Das bedeutende Œuvre der französischen Filmemacherin Claire Simon ist hierzulande noch kaum bekannt. Simon, mit ihren Filmen regelmäßig Gast der großen internationalen Filmfestivals – ihre jüngste Arbeit Apprendre (2024) feierte ihre Uraufführung in Cannes –, realisiert seit mehr als vierzig Jahren ein außergewöhnliches Werk, das sowohl Dokumentar- als auch Spielfilme umfasst, und in radikaler Weise Privates und Politisches zusammen denkt. Kein Zufall, dass Annie Ernaux zu ihren Bewunder*innen zählt: In einem Dialog mit der Filmemacherin hat Ernaux die Parallelen zwischen ihrer Literatur und Simons Arbeiten analysiert und die Gemeinsamkeiten in ihrer Wahrnehmung der Welt hervorgehoben – Claire Simons Werk als filmische Autofiktion, gewissermaßen.

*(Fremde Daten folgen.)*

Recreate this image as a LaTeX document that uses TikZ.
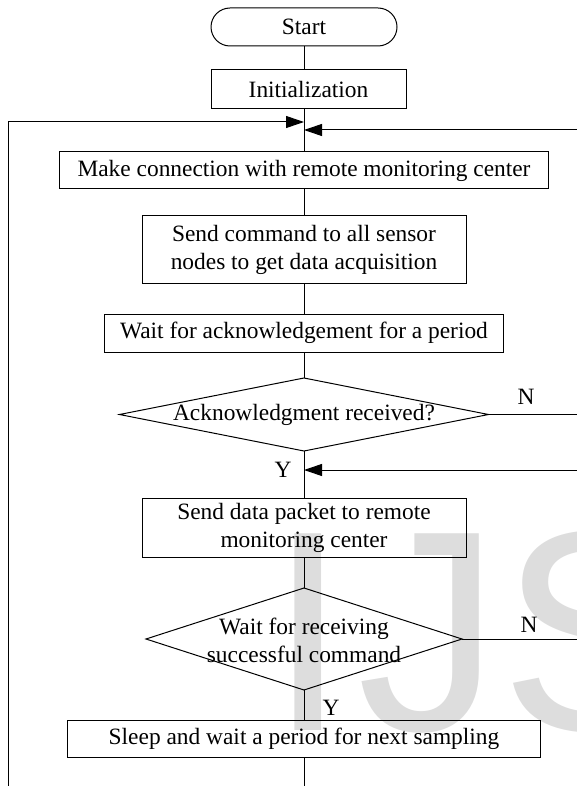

Claire Simon, 1955 geboren, ist als Autodidaktin zum Film gekommen. Nach ihrem Studium der Anthropologie in Paris und Aufenthalten in Algerien realisiert sie in den 1980ern erste Kurzfilme und arbeitet zunächst als Editorin. Nachhaltig geprägt wird sie in ihrem Filmverständnis im Rahmen einer Ausbildung in den legendären Pariser Ateliers Varan: Sie verschreibt sich einem Kino, das sich unmittelbar mit dem Alltäglichen und ihrer Biografie verbindet und das von größtmöglicher künstlerischer Autonomie geprägt ist. In vielen ihrer Filme zeichnet sie nicht nur für Regie, Buch und Schnitt verantwortlich, sondern führt oft auch die Kamera selbst. Anfang der 1990er wird sie mit Récréations (1993) international bekannt, einer rauen, dokumentarischen Studie über das fast surreal anmutende Pausen-Geschehen auf dem Schulhof ihrer Tochter.
Das unmittelbare Verhältnis ihres eigenen Lebens (und ihres Kindes) zur Gesellschaft wird zum Fokus ihres Filmschaffens: Dies zeigt sich in ihrer starbesetzten semi-dokumentarischen Erzählung über sexuelle Freiheit und reproduktive Rechte Les bureaux de Dieu (2008) oder in den empathischen Porträts 17-jähriger Schülerinnen eines Gymnasiums in Premières solitudes (2018). In Le concours (2016) blickt sie (selbst)kritisch hinter die Kulissen des Aufnahmeprozederes der Pariser Filmschule La Fémis (deren Regie-Abteilung sie geleitet hat), und auch in Apprendre, dem aktuellen Porträt einer Volksschule, erscheint der Mikrokosmos Schule in durchaus ambivalenter Weise.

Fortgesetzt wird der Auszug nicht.